As with all such books, the author is careful not to give away the good stuff, since she makes a living from coaching. The dust jacket is crammed with glowing references from other snake-oil salesmen, who have a vested interest in selling to the lazy, feckless or plain disorganised the belief that they can change their minds and become focused and effective. When this advice comes from someone focused and effective enough to get a degree in neuroscience, set up her own business and get a book published, one wonders whether she has the empathy to help.

For example, her advice on procrastination is to write a list of the things you haven't got round to doing and then do one of them. This is like Usain Bolt telling you that the way to be a six-time Olympic champion is to move your feet quicker than anyone else. Simplistic? Don't forget, this book is illustrated with clip-art.

This low-brow and breathlessly enthusiastic tone pervades the whole book, which is overrun with a stampede of excited exclamation marks. It announces, "Our brains are marvellous at affecting our thoughts and our behaviour." Who knew? I thought it was the pancreas, though in my case you might think it's the spleen. Or how about the advice that, if you've had a problem before, solve it the same way again. "This is key!" Wow, thanks, Sherlock.

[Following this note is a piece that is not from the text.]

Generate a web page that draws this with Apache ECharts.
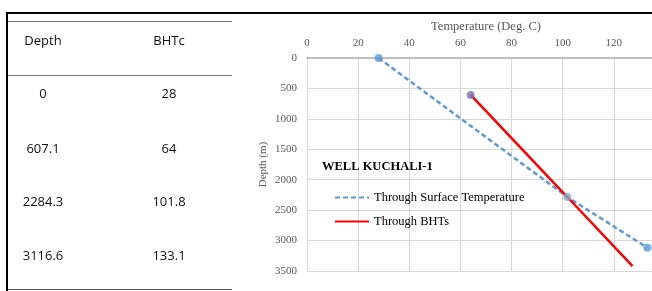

There's lots of advice about how to categorise mental states, usually in some infantile way through silly exercises such as "Time Travel", but little in the way of practical advice. Effectively, you're being told to assess your subconscious and then choose to do the right thing, which isn't very helpful at all. Some of the advice is contradictory: on page 95 you're told to use the right emotion, then on page 96 you're told that ignoring your emotions will cause you suffering, so how can you choose which emotion to use?

Sometimes I wonder whether Bak-Maier has thought this through. She tells us that WANTS (her capitals) come from within while "MUSTS tend to come from the outside world". But her only examples of MUSTS are eating and breathing, which are hardly duties that are imposed from outside.

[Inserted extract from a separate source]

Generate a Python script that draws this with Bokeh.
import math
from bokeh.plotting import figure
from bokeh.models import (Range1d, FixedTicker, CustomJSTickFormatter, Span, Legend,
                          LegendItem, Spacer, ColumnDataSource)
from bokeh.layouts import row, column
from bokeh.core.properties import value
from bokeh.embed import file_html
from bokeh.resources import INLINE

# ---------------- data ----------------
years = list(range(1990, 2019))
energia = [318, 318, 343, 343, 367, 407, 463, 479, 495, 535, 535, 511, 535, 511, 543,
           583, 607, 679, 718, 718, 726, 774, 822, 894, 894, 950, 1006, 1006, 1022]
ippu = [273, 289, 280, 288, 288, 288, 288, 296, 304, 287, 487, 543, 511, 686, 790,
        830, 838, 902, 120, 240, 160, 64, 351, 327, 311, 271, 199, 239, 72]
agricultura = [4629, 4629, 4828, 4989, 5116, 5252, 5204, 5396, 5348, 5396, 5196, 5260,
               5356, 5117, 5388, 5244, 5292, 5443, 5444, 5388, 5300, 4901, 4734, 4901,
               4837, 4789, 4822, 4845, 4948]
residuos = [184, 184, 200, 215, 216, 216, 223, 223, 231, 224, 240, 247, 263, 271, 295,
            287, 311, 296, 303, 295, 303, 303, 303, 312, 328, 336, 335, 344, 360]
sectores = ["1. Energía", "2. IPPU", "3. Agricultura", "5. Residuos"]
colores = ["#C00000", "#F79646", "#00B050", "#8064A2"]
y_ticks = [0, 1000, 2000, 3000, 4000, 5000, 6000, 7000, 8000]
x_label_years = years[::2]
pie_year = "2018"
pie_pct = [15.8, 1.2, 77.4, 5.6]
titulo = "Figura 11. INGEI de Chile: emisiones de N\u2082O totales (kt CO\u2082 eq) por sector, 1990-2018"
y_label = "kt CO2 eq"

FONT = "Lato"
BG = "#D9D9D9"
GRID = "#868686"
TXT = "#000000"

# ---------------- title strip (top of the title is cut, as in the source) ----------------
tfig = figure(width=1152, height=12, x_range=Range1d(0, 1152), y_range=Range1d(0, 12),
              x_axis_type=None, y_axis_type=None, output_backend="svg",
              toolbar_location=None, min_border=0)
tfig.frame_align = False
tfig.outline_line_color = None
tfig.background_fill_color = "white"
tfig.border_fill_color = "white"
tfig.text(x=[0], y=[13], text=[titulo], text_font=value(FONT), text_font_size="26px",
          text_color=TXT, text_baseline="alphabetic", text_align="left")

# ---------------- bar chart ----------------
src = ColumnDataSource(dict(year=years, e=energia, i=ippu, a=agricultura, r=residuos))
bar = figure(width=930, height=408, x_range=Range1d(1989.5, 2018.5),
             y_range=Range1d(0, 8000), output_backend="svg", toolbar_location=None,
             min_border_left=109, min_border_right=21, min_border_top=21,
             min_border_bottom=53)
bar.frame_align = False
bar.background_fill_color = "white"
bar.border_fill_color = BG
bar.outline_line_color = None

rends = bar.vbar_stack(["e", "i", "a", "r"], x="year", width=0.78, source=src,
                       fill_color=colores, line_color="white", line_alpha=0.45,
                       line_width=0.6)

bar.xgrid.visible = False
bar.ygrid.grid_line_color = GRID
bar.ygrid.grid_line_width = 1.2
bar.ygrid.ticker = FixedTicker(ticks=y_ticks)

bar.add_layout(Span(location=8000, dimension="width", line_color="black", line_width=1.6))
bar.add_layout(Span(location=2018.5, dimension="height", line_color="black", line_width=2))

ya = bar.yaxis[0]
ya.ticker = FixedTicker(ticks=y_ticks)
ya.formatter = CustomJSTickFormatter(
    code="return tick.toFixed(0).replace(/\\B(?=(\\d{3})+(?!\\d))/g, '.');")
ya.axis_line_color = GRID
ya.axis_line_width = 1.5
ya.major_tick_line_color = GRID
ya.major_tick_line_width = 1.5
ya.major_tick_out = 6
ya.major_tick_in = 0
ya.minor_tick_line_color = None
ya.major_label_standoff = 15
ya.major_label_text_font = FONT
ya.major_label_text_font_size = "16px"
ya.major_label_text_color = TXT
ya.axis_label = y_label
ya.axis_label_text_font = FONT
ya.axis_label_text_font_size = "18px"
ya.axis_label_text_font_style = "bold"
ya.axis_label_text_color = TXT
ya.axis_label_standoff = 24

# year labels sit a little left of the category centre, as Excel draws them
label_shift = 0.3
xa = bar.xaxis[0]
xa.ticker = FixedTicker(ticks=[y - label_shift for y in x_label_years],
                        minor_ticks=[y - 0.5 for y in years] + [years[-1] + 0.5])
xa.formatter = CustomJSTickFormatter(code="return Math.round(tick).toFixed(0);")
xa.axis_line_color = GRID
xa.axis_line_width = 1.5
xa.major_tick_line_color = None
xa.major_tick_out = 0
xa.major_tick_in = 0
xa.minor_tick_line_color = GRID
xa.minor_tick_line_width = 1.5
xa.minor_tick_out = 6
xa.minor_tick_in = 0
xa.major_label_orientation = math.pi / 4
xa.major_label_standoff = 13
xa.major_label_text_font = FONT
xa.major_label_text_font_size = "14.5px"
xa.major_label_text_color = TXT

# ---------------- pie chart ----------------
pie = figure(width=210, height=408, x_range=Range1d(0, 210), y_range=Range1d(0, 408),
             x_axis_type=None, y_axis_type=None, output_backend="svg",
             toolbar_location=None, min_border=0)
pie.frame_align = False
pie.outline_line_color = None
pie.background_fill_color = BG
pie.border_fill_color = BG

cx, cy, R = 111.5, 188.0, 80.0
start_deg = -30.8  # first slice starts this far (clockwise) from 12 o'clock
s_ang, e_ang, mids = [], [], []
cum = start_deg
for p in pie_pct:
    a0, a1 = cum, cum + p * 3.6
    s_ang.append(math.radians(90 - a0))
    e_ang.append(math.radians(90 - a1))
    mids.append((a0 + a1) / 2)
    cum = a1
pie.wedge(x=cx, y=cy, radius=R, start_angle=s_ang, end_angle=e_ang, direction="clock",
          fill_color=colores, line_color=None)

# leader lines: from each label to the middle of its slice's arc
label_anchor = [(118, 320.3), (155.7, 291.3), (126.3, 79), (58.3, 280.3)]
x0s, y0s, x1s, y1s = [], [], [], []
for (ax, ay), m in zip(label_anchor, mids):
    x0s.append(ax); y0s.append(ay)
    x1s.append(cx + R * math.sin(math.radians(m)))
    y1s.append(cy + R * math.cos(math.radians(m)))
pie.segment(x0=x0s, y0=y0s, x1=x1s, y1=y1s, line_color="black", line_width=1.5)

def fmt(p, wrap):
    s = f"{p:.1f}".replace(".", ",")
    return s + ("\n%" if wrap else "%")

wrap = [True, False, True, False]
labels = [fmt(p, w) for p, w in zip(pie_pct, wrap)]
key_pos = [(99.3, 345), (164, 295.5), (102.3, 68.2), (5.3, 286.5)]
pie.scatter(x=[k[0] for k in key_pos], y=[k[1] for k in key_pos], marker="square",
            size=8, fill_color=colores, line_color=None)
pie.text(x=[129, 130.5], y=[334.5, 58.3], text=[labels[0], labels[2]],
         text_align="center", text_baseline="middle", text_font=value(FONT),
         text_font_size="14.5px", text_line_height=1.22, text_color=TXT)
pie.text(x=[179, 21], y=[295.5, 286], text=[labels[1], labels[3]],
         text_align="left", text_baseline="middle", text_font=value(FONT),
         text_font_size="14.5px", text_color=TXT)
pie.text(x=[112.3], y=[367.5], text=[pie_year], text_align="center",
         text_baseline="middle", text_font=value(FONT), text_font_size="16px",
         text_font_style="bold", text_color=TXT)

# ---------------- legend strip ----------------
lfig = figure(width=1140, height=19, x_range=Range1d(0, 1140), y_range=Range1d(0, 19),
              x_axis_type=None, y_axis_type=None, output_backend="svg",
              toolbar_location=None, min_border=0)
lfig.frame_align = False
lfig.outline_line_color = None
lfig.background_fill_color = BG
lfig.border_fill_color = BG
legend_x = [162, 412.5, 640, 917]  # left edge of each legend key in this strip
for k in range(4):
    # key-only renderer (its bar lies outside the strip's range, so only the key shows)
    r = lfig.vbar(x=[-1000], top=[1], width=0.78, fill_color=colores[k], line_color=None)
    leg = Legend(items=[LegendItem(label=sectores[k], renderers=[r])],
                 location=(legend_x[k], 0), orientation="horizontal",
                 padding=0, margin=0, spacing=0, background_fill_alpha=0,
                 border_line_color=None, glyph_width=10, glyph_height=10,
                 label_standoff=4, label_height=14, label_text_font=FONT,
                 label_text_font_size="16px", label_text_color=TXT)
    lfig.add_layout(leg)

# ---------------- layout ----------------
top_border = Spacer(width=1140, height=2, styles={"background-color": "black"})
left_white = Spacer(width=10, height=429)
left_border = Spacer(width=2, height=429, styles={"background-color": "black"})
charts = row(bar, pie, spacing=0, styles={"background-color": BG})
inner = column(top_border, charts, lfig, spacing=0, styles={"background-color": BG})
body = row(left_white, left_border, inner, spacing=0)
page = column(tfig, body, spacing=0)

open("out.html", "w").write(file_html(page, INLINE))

The basic advice is to stop doing things you don't like and start doing things you do. My problem is that I like drinking red wine and writing spiteful reviews on Goodreads when I should be furthering my career or feeding my kids. I should be doing less of that, not more.

Still, I've learnt one valuable lesson from Get Productive!. I'm going to stop reading junk-science self-help books and use my time more productively.